Walking on a path is usually much faster than bushwhacking. If you want to get somewhere, and there is a path that goes there, bushwhacking makes no sense. I think this is true in the spiritual realm as well. You can move much quicker with established methods, teachers, and a supportive social group than you can on your own. The main question is whether their path leads in the direction you want to go.
The most common reason to bushwhack is that no path that leads where you want to go—or the available path seems obviously bad. This applies in the spiritual realm as well.
Bushwhacking is risky and uncertain. Off-trail, the ground is rougher, and you are more likely to break a leg sliding off a rock. If you are injured on a path, someone is likely to come along within a few hours and help. If you are injured off-path, you may die before anyone finds you. There are real risks in the religious realm as well. If you are following a path, help is available when you get into trouble.
When bushwhacking, it often turns out that your improvised route can’t go where you wanted. You hit a cliff, river, swamp, or dense thicket. Then you have to double back and try an alternate route. I have often spent a day in the wilderness trying to reach a particular peak or high lake, eventually giving up. Religious exploration off-path is also likely to bog down and get you nowhere. You thought you could see a spiritual destination—but the obstacles are insurmountable.
It rarely makes sense to drive to the mountains, get out of your car, and start bushwhacking immediately. Almost always, you will want to go a few miles at least along a path to cover ground quickly, before starting off-trail. The area near where you parked is likely to be boring and well-explored. Spiritual bushwhacking, too, usually only makes sense when you have followed a path far enough that untracked territory lies nearby.
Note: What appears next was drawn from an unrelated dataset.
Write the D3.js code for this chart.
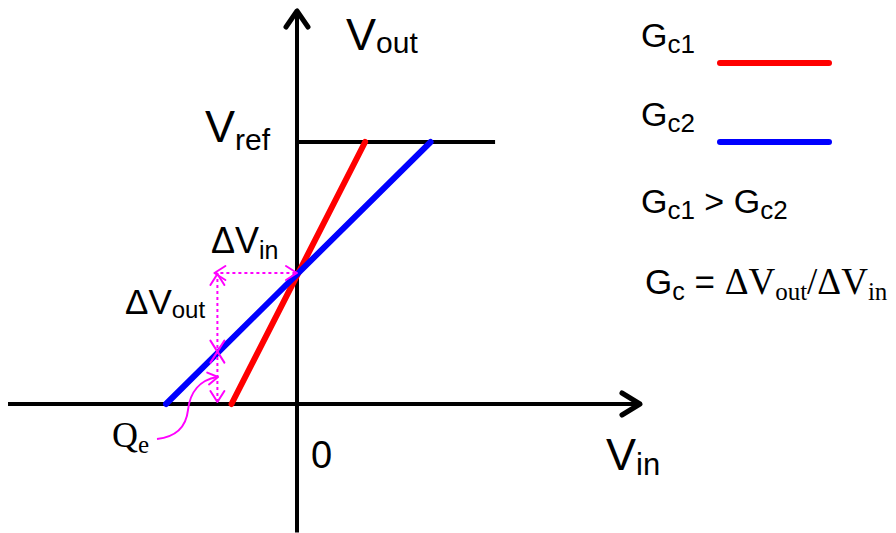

There are places where stepping off the path is suicidal—for instance where it is a narrow ledge on a cliff-face. There is religious terrain in which deviating from the path is also suicidal (in religious terms at least, and possibly literally as well). In some Tibetan traditions, following the path of Tantra is likened to a snake entering a bamboo tube. Snakes cannot wriggle backward (apparently), so they cannot back out. The only possibility, once their head is in the tube, is to go all the way through.